Papuaterdepancom, Jayapura – Kepala Balai Besar Konservasi Sumber Daya Alam (BBKSDA) Papua, Johny Santoso, menegaskan pentingnya kolaborasi lintas sektor dalam mengawasi peredaran tumbuhan dan satwa liar di Papua. Ia menyebut upaya pelestarian keanekaragaman hayati tak bisa dilakukan hanya oleh satu lembaga.
“Balai Besar KSDA Papua tidak bisa bekerja sendiri. Perlu partnership, perlu kolaborasi,” kata Johny usai membuka diskusi multipihak pengawasan peredaran tumbuhan dan satwa liar di Kota Jayapura belum lama ini.
Menurut Johny, kolaborasi ini juga sejalan dengan Instruksi Presiden Nomor 1 Tahun 2023, yang memerintahkan berbagai kementerian, lembaga penegak hukum, hingga pemerintah daerah untuk bersama-sama melaksanakan pelestarian keanekaragaman hayati. “Artinya, pengawasan kehati ini menjadi program arus utama, yang harus dilakukan lintas sektor,” ujarnya.
Johny menyebut burung paruh bengkok seperti kakatua raja, kakatua koki, nuri, dan kasturi kepala hitam masih menjadi komoditas satwa liar yang paling sering diperdagangkan secara ilegal dari Papua. “Bahkan ada repatriasi dari Filipina.
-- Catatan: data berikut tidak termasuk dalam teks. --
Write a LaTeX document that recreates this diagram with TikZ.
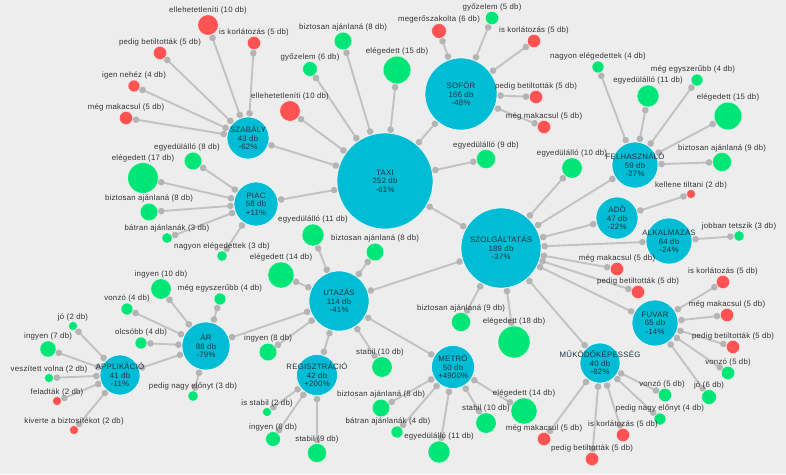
\documentclass[tikz,border=0pt]{standalone}
\usepackage{fontspec}
\setmainfont{Liberation Sans}[LetterSpace=3]
\usetikzlibrary{arrows.meta}
\definecolor{bgc}{HTML}{EDEDED}
\definecolor{cyanc}{HTML}{00BCD4}
\definecolor{greenc}{HTML}{00E676}
\definecolor{redc}{HTML}{FF5252}
\definecolor{edgec}{HTML}{C2C2C2}
\definecolor{dotc}{HTML}{B4B4B4}
\definecolor{txtc}{HTML}{333333}
\definecolor{hubtxt}{HTML}{1E3440}
\pgfdeclarelayer{bgl}
\pgfsetlayers{bgl,main}
\tikzset{
  leafn/.style={circle, inner sep=0pt, draw=white, draw opacity=0.6, line width=0.5pt},
  hubn/.style={circle, inner sep=0pt, fill=cyanc, draw=white, draw opacity=0.8, line width=0.7pt},
  hubt/.style={inner sep=0pt, align=center, text=hubtxt, font=\fontsize{7.8}{8.4}\selectfont},
  lbl/.style={inner sep=0pt, text=txtc, font=\fontsize{7.8}{8.4}\selectfont},
  lnk/.style={draw=edgec, line width=1.9pt, {Circle[length=6.5pt,width=6.5pt,color=dotc]}-{Circle[length=6.5pt,width=6.5pt,color=dotc]}}
}
\newcommand\mkleaf[7][0]{%
  \pgfmathsetmacro\rr{2*(3+0.72*#4)}%
  \node[leafn, fill=#3, minimum size=\rr pt] (#2) at (#5,#6) {};%
  \node[lbl, anchor=base] (#2t) at ([yshift=2pt,xshift=#1pt]#2.north) {#7};%
}
\newcommand\mkhub[5]{%
  \node[hubn, minimum size=#4*2pt] (#1) at (#2,#3) {};%
  \node[hubt] (#1t) at (#1) {#5};%
}
\newcommand\lk[2]{\draw[lnk] (#1) -- (#2);}
\begin{document}
\begin{tikzpicture}[x=1pt,y=-1pt]
\begin{pgfonlayer}{bgl}
\fill[bgc] (0,0) rectangle (786,474);
\end{pgfonlayer}
\useasboundingbox (0,0) rectangle (786,474);
% hubs
\mkhub{taxi}{385}{181}{48}{TAXI\\252 db\\-61\%}
\mkhub{sofor}{461}{94}{36}{SOFŐR\\166 db\\-48\%}
\mkhub{szolg}{501}{248}{40}{SZOLGÁLTATÁS\\189 db\\-37\%}
\mkhub{szabaly}{248}{138}{21}{SZABÁLY\\43 db\\-62\%}
\mkhub{piac}{256}{204}{22}{PIAC\\58 db\\+11\%}
\mkhub{utazas}{339}{301}{30}{UTAZÁS\\114 db\\-41\%}
\mkhub{ar}{206}{346}{24}{ÁR\\88 db\\-79\%}
\mkhub{appl}{120}{375}{20}{APPLIKÁCIÓ\\41 db\\-11\%}
\mkhub{regisz}{317}{375}{20.5}{REGISZTRÁCIÓ\\42 db\\+200\%}
\mkhub{metro}{453}{367}{21.5}{METRÓ\\50 db\\+4900\%}
\mkhub{mukodo}{600}{363}{20}{MŰKÖDŐKÉPESSÉG\\40 db\\-82\%}
\mkhub{fuvar}{655}{323}{23}{FUVAR\\65 db\\-14\%}
\mkhub{alk}{669}{241}{23}{ALKALMAZÁS\\64 db\\-24\%}
\mkhub{ado}{617}{218}{21}{ADÓ\\47 db\\-22\%}
\mkhub{felh}{635}{165}{23}{FELHASZNÁLÓ\\59 db\\-27\%}
% leaves: SZABÁLY
\mkleaf{l1}{redc}{10}{208}{25}{ellehetetleníti (10 db)}
\mkleaf{l2}{redc}{5}{254}{43}{is korlátozás (5 db)}
\mkleaf{l3}{redc}{5}{160}{53}{pedig betiltották (5 db)}
\mkleaf{l4}{redc}{4}{134}{86}{igen nehéz (4 db)}
\mkleaf{l5}{redc}{5}{126}{118}{még makacsul (5 db)}
% PIAC
\mkleaf[-6]{l6}{greenc}{8}{193}{161}{egyedülálló (8 db)}
\mkleaf{l7}{greenc}{17}{143}{178}{elégedett (17 db)}
\mkleaf{l8}{greenc}{8}{149}{212}{biztosan ajánlaná (8 db)}
\mkleaf{l9}{greenc}{3}{167}{238}{bátran ajánlanák (3 db)}
\mkleaf{l10}{greenc}{3}{222}{256}{nagyon elégedettek (3 db)}
% TAXI
\mkleaf{l11}{redc}{10}{290}{111}{ellehetetleníti (10 db)}
\mkleaf{l12}{greenc}{6}{310}{69}{győzelem (6 db)}
\mkleaf{l13}{greenc}{8}{343}{41}{biztosan ajánlaná (8 db)}
\mkleaf{l14}{greenc}{15}{397}{70}{elégedett (15 db)}
\mkleaf{l15}{greenc}{9}{486}{159}{egyedülálló (9 db)}
% SOFŐR
\mkleaf{l16}{redc}{6}{439}{31}{megerőszakolta (6 db)}
\mkleaf{l17}{greenc}{5}{492}{18}{győzelem (5 db)}
\mkleaf{l18}{redc}{5}{534}{41}{is korlátozás (5 db)}
\mkleaf{l19}{redc}{5}{536}{97}{pedig betiltották (5 db)}
\mkleaf{l20}{redc}{5}{544}{127}{még makacsul (5 db)}
% FELHASZNÁLÓ
\mkleaf{l21}{greenc}{4}{598}{67}{nagyon elégedettek (4 db)}
\mkleaf{l22}{greenc}{11}{648}{96}{egyedülálló (11 db)}
\mkleaf[-4]{l23}{greenc}{4}{697}{80}{még egyszerűbb (4 db)}
\mkleaf{l24}{greenc}{15}{728}{116}{elégedett (15 db)}
\mkleaf{l25}{greenc}{9}{722}{162}{biztosan ajánlaná (9 db)}
% SZOLGÁLTATÁS
\mkleaf{l26}{greenc}{10}{572}{168}{egyedülálló (10 db)}
\mkleaf{l27}{redc}{5}{617}{269}{még makacsul (5 db)}
\mkleaf{l28}{redc}{5}{638}{292}{pedig betiltották (5 db)}
\mkleaf{l29}{greenc}{18}{514}{342}{elégedett (18 db)}
\mkleaf{l30}{greenc}{9}{461}{322}{biztosan ajánlaná (9 db)}
% ADÓ, ALKALMAZÁS
\mkleaf{l31}{redc}{2}{691}{194}{kellene tiltani (2 db)}
\mkleaf{l32}{greenc}{3}{739}{236}{jobban tetszik (3 db)}
% FUVAR
\mkleaf{l33}{redc}{5}{723}{282}{is korlátozás (5 db)}
\mkleaf{l34}{redc}{5}{727}{315}{még makacsul (5 db)}
\mkleaf{l35}{redc}{5}{733}{347}{pedig betiltották (5 db)}
\mkleaf{l36}{greenc}{5}{728}{373}{vonzó (5 db)}
\mkleaf{l37}{greenc}{6}{709}{397}{jó (6 db)}
% MŰKÖDŐKÉPESSÉG
\mkleaf[-3]{l38}{greenc}{5}{665}{395}{vonzó (5 db)}
\mkleaf{l39}{greenc}{4}{660}{419}{pedig nagy előnyt (4 db)}
\mkleaf{l40}{redc}{5}{623}{435}{is korlátozás (5 db)}
\mkleaf{l41}{redc}{5}{592}{459}{pedig betiltották (5 db)}
\mkleaf{l42}{redc}{5}{544}{439}{még makacsul (5 db)}
% METRÓ
\mkleaf{l43}{greenc}{14}{524}{411}{elégedett (14 db)}
\mkleaf{l44}{greenc}{10}{486}{423}{stabil (10 db)}
\mkleaf{l45}{greenc}{11}{439}{452}{egyedülálló (11 db)}
\mkleaf[-9]{l46}{greenc}{4}{397}{432}{bátran ajánlanák (4 db)}
\mkleaf{l47}{greenc}{8}{381}{408}{biztosan ajánlaná (8 db)}
% UTAZÁS
\mkleaf{l48}{greenc}{11}{313}{235}{egyedülálló (11 db)}
\mkleaf{l49}{greenc}{8}{375}{252}{biztosan ajánlaná (8 db)}
\mkleaf{l50}{greenc}{14}{281}{275}{elégedett (14 db)}
\mkleaf{l51}{greenc}{8}{268}{352}{ingyen (8 db)}
\mkleaf[-2]{l52}{greenc}{10}{382}{367}{stabil (10 db)}
% REGISZTRÁCIÓ
\mkleaf{l53}{greenc}{2}{267}{412}{is stabil (2 db)}
\mkleaf{l54}{greenc}{6}{273}{439}{ingyen (6 db)}
\mkleaf{l55}{greenc}{9}{317}{453}{stabil (9 db)}
% ÁR
\mkleaf{l56}{greenc}{10}{161}{289}{ingyen (10 db)}
\mkleaf{l57}{greenc}{4}{220}{299}{még egyszerűbb (4 db)}
\mkleaf{l58}{greenc}{4}{127}{309}{vonzó (4 db)}
\mkleaf{l59}{greenc}{4}{141}{343}{olcsóbb (4 db)}
\mkleaf{l60}{greenc}{3}{193}{396}{pedig nagy előnyt (3 db)}
% APPLIKÁCIÓ
\mkleaf{l61}{greenc}{2}{73}{326}{jó (2 db)}
\mkleaf{l62}{greenc}{7}{48}{349}{ingyen (7 db)}
\mkleaf{l63}{greenc}{2}{49}{378}{veszített volna (2 db)}
\mkleaf{l64}{redc}{2}{57}{401}{feladták (2 db)}
\mkleaf{l65}{redc}{2}{74}{430}{kiverte a biztosítékot (2 db)}
% links
\begin{pgfonlayer}{bgl}
\lk{taxi}{sofor}\lk{taxi}{szolg}\lk{taxi}{szabaly}\lk{taxi}{piac}
\lk{szolg}{utazas}\lk{szolg}{felh}\lk{szolg}{ado}\lk{szolg}{alk}\lk{szolg}{fuvar}\lk{szolg}{mukodo}
\lk{utazas}{ar}\lk{utazas}{regisz}\lk{utazas}{metro}\lk{ar}{appl}
\foreach \l in {l1,l2,l3,l4,l5}{\lk{szabaly}{\l}}
\foreach \l in {l6,l7,l8,l9,l10}{\lk{piac}{\l}}
\foreach \l in {l11,l12,l13,l14,l15}{\lk{taxi}{\l}}
\foreach \l in {l16,l17,l18,l19,l20}{\lk{sofor}{\l}}
\foreach \l in {l21,l22,l23,l24,l25}{\lk{felh}{\l}}
\foreach \l in {l26,l27,l28,l29,l30}{\lk{szolg}{\l}}
\lk{ado}{l31}\lk{alk}{l32}
\foreach \l in {l33,l34,l35,l36,l37}{\lk{fuvar}{\l}}
\foreach \l in {l38,l39,l40,l41,l42}{\lk{mukodo}{\l}}
\foreach \l in {l43,l44,l45,l46,l47}{\lk{metro}{\l}}
\foreach \l in {l48,l49,l50,l51,l52}{\lk{utazas}{\l}}
\foreach \l in {l53,l54,l55}{\lk{regisz}{\l}}
\foreach \l in {l56,l57,l58,l59,l60}{\lk{ar}{\l}}
\foreach \l in {l61,l62,l63,l64,l65}{\lk{appl}{\l}}
\end{pgfonlayer}
\end{tikzpicture}
\end{document}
Itu menunjukkan masih banyak yang keluar dari Papua,” katanya.
Ia menjelaskan, tantangan utama pengawasan adalah pemahaman masyarakat tentang pentingnya pelestarian satwa liar. Karena itu, BBKSDA akan mengedepankan langkah persuasif dan edukatif sebelum penegakan hukum. “Kami mulai dari sosialisasi dan pengawasan bersama. Tapi bagi pelaku yang berulang, tentu harus ada tindakan hukum agar ada efek jera,” kata Johny.
Motif ekonomi, menurutnya, menjadi pendorong utama masyarakat terlibat dalam perdagangan satwa liar. “Ini PR semua sektor, bagaimana memberikan penghidupan yang layak bagi masyarakat,” ujarnya.
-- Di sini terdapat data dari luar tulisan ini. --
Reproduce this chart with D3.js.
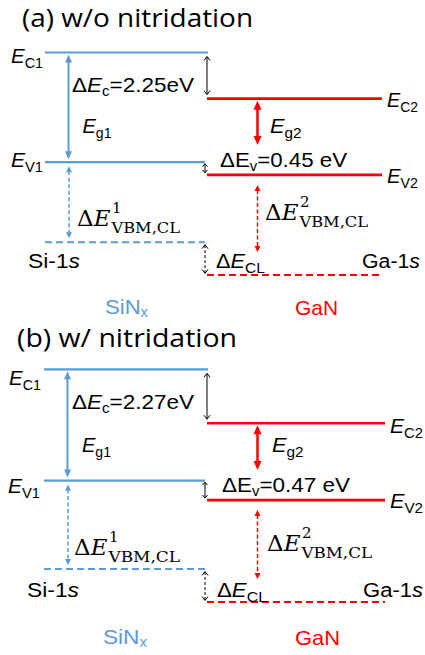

Untuk itu, BBKSDA Papua melibatkan berbagai unsur Polri, TNI, pemerintah daerah, NGO, dan masyarakat adat dalam forum multipihak. “Kita libatkan semuanya supaya semua tahu kondisi di lapangan seperti apa, tantangannya apa, dan bisa bersama-sama mencari solusi,” katanya.
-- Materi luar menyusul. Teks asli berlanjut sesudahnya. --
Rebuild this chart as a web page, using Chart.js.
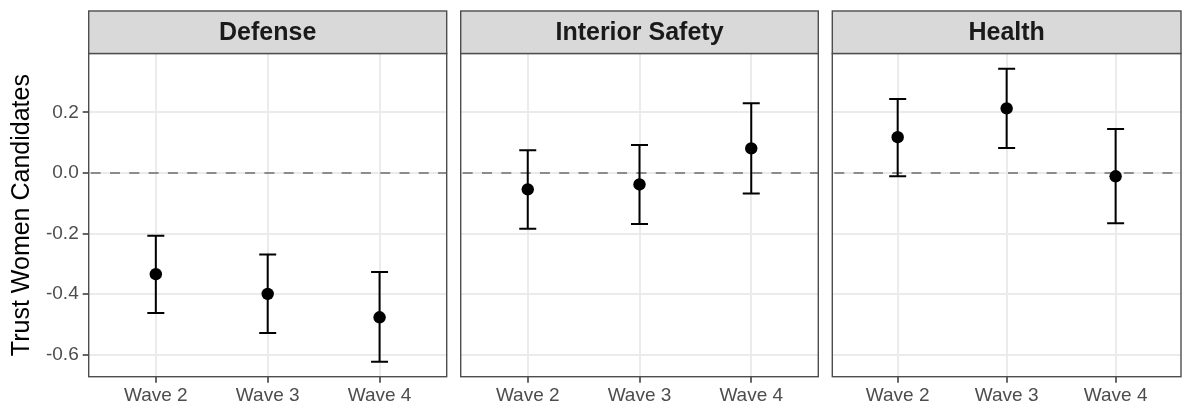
<!DOCTYPE html>
<html>
<head>
<meta charset="utf-8">
<script src="https://cdn.jsdelivr.net/npm/chart.js@4/dist/chart.umd.min.js"></script>
<style>
  html, body { margin: 0; padding: 0; background: #ffffff; }
  #wrap { position: relative; width: 1182px; height: 405px; overflow: hidden; }
  #wrap canvas { position: absolute; left: 0; top: 0; }
</style>
</head>
<body>
<div id="wrap">
  <canvas id="c0" width="1182" height="405"></canvas>
  <canvas id="c1" width="1182" height="405"></canvas>
  <canvas id="c2" width="1182" height="405"></canvas>
</div>
<script>
// ---- data ----
const waves = ['Wave 2', 'Wave 3', 'Wave 4'];
const panels = ['Defense', 'Interior Safety', 'Health'];
const yTicks = [-0.6, -0.4, -0.2, 0.0, 0.2];
const yTitle = 'Trust Women Candidates';

const defenseEst  = [-0.334, -0.399, -0.476];
const defenseLo   = [-0.462, -0.528, -0.623];
const defenseHi   = [-0.207, -0.269, -0.327];

const interiorEst = [-0.054, -0.038, 0.081];
const interiorLo  = [-0.184, -0.168, -0.068];
const interiorHi  = [0.075, 0.092, 0.230];

const healthEst   = [0.118, 0.213, -0.011];
const healthLo    = [-0.011, 0.082, -0.166];
const healthHi    = [0.244, 0.344, 0.145];

const refLine = 0;

// ---- layout ----
const FONT = '"Liberation Sans", Arial, Helvetica, sans-serif';
const W = 1182, H = 405;
const plotTop = 53.5, plotBottom = 376.7, stripTop = 11;
const panelBox = [[88.7, 446.7], [460.7, 818.3], [832.3, 1181]];
const panelData = [
  [defenseEst, defenseLo, defenseHi],
  [interiorEst, interiorLo, interiorHi],
  [healthEst, healthLo, healthHi]
];

const facetPlugin = {
  id: 'facet',
  beforeDatasetsDraw(chart, args, opts) {
    const ctx = chart.ctx, a = chart.chartArea;
    const x = chart.scales.x, y = chart.scales.y;
    // reference dashed line
    ctx.save();
    ctx.strokeStyle = '#8c8c8c';
    ctx.lineWidth = 2;
    ctx.setLineDash([10, 9.3]);
    ctx.lineDashOffset = -2;
    const y0 = y.getPixelForValue(refLine);
    ctx.beginPath();
    ctx.moveTo(a.left, y0);
    ctx.lineTo(a.right, y0);
    ctx.stroke();
    ctx.restore();
    // error bars
    ctx.save();
    ctx.strokeStyle = '#000000';
    ctx.lineWidth = 2;
    const lo = opts.lo, hi = opts.hi;
    for (let i = 0; i < lo.length; i++) {
      const px = x.getPixelForValue(i + 1);
      const pl = y.getPixelForValue(lo[i]);
      const ph = y.getPixelForValue(hi[i]);
      const cw = 8.5;
      ctx.beginPath();
      ctx.moveTo(px, pl); ctx.lineTo(px, ph);
      ctx.moveTo(px - cw, pl); ctx.lineTo(px + cw, pl);
      ctx.moveTo(px - cw, ph); ctx.lineTo(px + cw, ph);
      ctx.stroke();
    }
    ctx.restore();
  },
  afterDraw(chart, args, opts) {
    const ctx = chart.ctx, a = chart.chartArea;
    ctx.save();
    // panel border
    ctx.strokeStyle = '#4d4d4d';
    ctx.lineWidth = 1.4;
    ctx.strokeRect(a.left, a.top, a.right - a.left, a.bottom - a.top);
    // strip
    ctx.fillStyle = '#d9d9d9';
    ctx.fillRect(a.left, stripTop, a.right - a.left, a.top - stripTop);
    ctx.strokeRect(a.left, stripTop, a.right - a.left, a.top - stripTop);
    ctx.fillStyle = '#1a1a1a';
    ctx.font = 'bold 25px ' + FONT;
    ctx.textAlign = 'center';
    ctx.textBaseline = 'middle';
    ctx.fillText(opts.title, (a.left + a.right) / 2, (stripTop + a.top) / 2 + 1);
    ctx.restore();
  }
};

function makeChart(idx) {
  const [est, lo, hi] = panelData[idx];
  const [L, R] = panelBox[idx];
  const first = idx === 0;
  const yW = first ? L : 0;
  const pts = est.map((v, i) => ({ x: i + 1, y: v }));
  return new Chart(document.getElementById('c' + idx), {
    type: 'scatter',
    data: {
      datasets: [{
        data: pts,
        backgroundColor: '#000000',
        borderColor: '#000000',
        borderWidth: 0,
        pointRadius: 6.2,
        pointHoverRadius: 6.2
      }]
    },
    options: {
      responsive: false,
      animation: false,
      events: [],
      layout: { autoPadding: false, padding: { left: first ? 0 : L, right: W - R, top: plotTop, bottom: 0 } },
      plugins: {
        legend: { display: false },
        tooltip: { enabled: false },
        facet: { title: panels[idx], lo: lo, hi: hi }
      },
      scales: {
        x: {
          type: 'linear',
          min: 0.4,
          max: 3.6,
          afterBuildTicks: (s) => { s.ticks = waves.map((w, i) => ({ value: i + 1 })); },
          afterFit: (s) => { s.height = H - plotBottom; s.paddingLeft = 0; s.paddingRight = 0; },
          ticks: {
            callback: (v) => waves[Math.round(v) - 1],
            color: '#4d4d4d',
            font: { family: FONT, size: 19 },
            padding: 2,
            maxRotation: 0,
            autoSkip: false
          },
          grid: {
            color: '#ebebeb',
            lineWidth: 2,
            drawTicks: true,
            tickLength: 6,
            tickColor: '#333333',
            tickWidth: 1.5
          },
          border: { display: false }
        },
        y: {
          type: 'linear',
          min: -0.672,
          max: 0.394,
          afterBuildTicks: (s) => { s.ticks = yTicks.map(v => ({ value: v })); },
          afterFit: (s) => { s.width = yW; s.paddingTop = 0; s.paddingBottom = 0; },
          ticks: {
            display: first,
            callback: (v) => v.toFixed(1),
            color: '#4d4d4d',
            font: { family: FONT, size: 19 },
            padding: 4
          },
          title: {
            display: first,
            text: yTitle,
            color: '#000000',
            font: { family: FONT, size: 25 },
            padding: { top: 7, bottom: 2 }
          },
          grid: {
            color: '#ebebeb',
            lineWidth: 2,
            drawTicks: first,
            tickLength: 6,
            tickColor: '#333333',
            tickWidth: 1.5
          },
          border: { display: false }
        }
      }
    },
    plugins: [facetPlugin]
  });
}

[0, 1, 2].forEach(makeChart);
</script>
</body>
</html>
Johny juga menegaskan bahwa peran masyarakat adat menjadi bagian penting dalam konservasi. “Kami tidak ingin menyulitkan masyarakat adat. Justru semangat kami adalah menjaga kearifan lokal agar tetap hidup berdampingan dengan konservasi modern,” ujarnya.
Selain penegakan hukum, BBKSDA Papua juga mengembangkan pendekatan ekonomi alternatif berbasis konservasi, seperti wisata pengamatan burung (birdwatching). “Kalau birdwatching dijaga, masyarakat bisa dapat penghasilan berkelanjutan tanpa harus menangkap burung,” kata Johny.
Ia menambahkan, beberapa satwa hasil sitaan saat ini tengah menjalani proses habituasi di kandang penyesuaian di Buper Waena, sebelum dilepasliarkan kembali ke habitatnya. “Baru-baru ini ada tangkapan kasturi kepala hitam, kakatua koki, dan mambro. Mereka akan dilepas setelah siap secara fisik,” ujarnya.
Johny berharap forum multipihak ini tidak berhenti pada seremoni. “Deklarasi ini harus menjadi semangat bersama, menguatkan empati dan sinergi untuk melestarikan keanekaragaman hayati di Papua,” katanya.